Divorce is exceedingly stressful, especially when right before the holidays. Stress leaves you susceptible to common colds and bugs — things that could prevent you from suitably enjoying the holidays. Allow yourself to recuperate. Take care of yourself. Get your flu shot!

9. Work together with your ex-spouse for the sake of your children.

If there is one thing you and your former spouse will always have in common, it’s your children. The divorce is between you and your ex, not them. Allow the children the holidays they always celebrated. This holiday season can be just as wonderful for your children if you and your ex-spouse work together towards a shared goal. Find a way to make the most of the holidays for everyone involved.

10. Create new traditions.

A new family dynamic comes with new holiday traditions.
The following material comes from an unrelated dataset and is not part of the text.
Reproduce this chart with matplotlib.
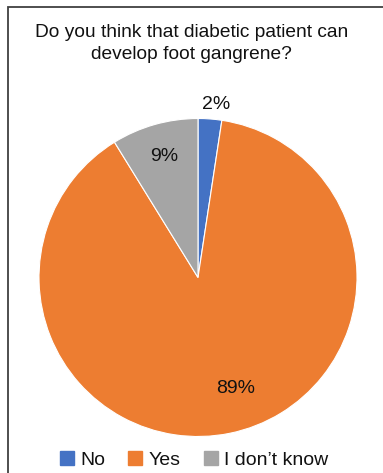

Make new traditions that are uniquely yours. Try something fun and new.

11. Make this year less about the “stuff”.

If Dr. Seuss’ How the Grinch Stole Christmas taught us anything, it’s that the holidays come just the same without all the stuff. Giving and receiving gifts is a pretty big part of any holiday season. The divorce might have left you in a new or unfamiliar financial situation. Perhaps you are less able to give than before. They say, “it’s the thought that counts.” Prioritize thoughtfulness over glamour and expense.

12. Focus less on yourself and more on others.

Another sure way to appreciate this holiday season is to give back to the community. Focus on those less fortunate. Perhaps you need reminding that going through a divorce is not the unluckiest of circumstances. You might look into volunteering at a soup kitchen, or donating clothes and toys to a charity, or assisting with a food drive to allow needy families to enjoy the same holiday feast you might not have realized you at times take for granted. Give joy to those less fortunate. It will allow you to forget your troubles, and help you realize what you have so that you can appreciate it even more.

13. Count your blessings.

Do not let yourself get caught up in what’s different this holiday season. If anything, think about the positive differences. Maybe you are now free from the annual bout of bickering with your former mother-in-law about how to best prepare the green beans at Thanksgiving.

Things could be worse. No matter how bad the break up was, there are plenty of things for which to be thankful. Try to remember that divorce is both an end and a beginning.

Your divorce should not keep you from properly embracing the spirit of the season. Have a happy and healthy holiday.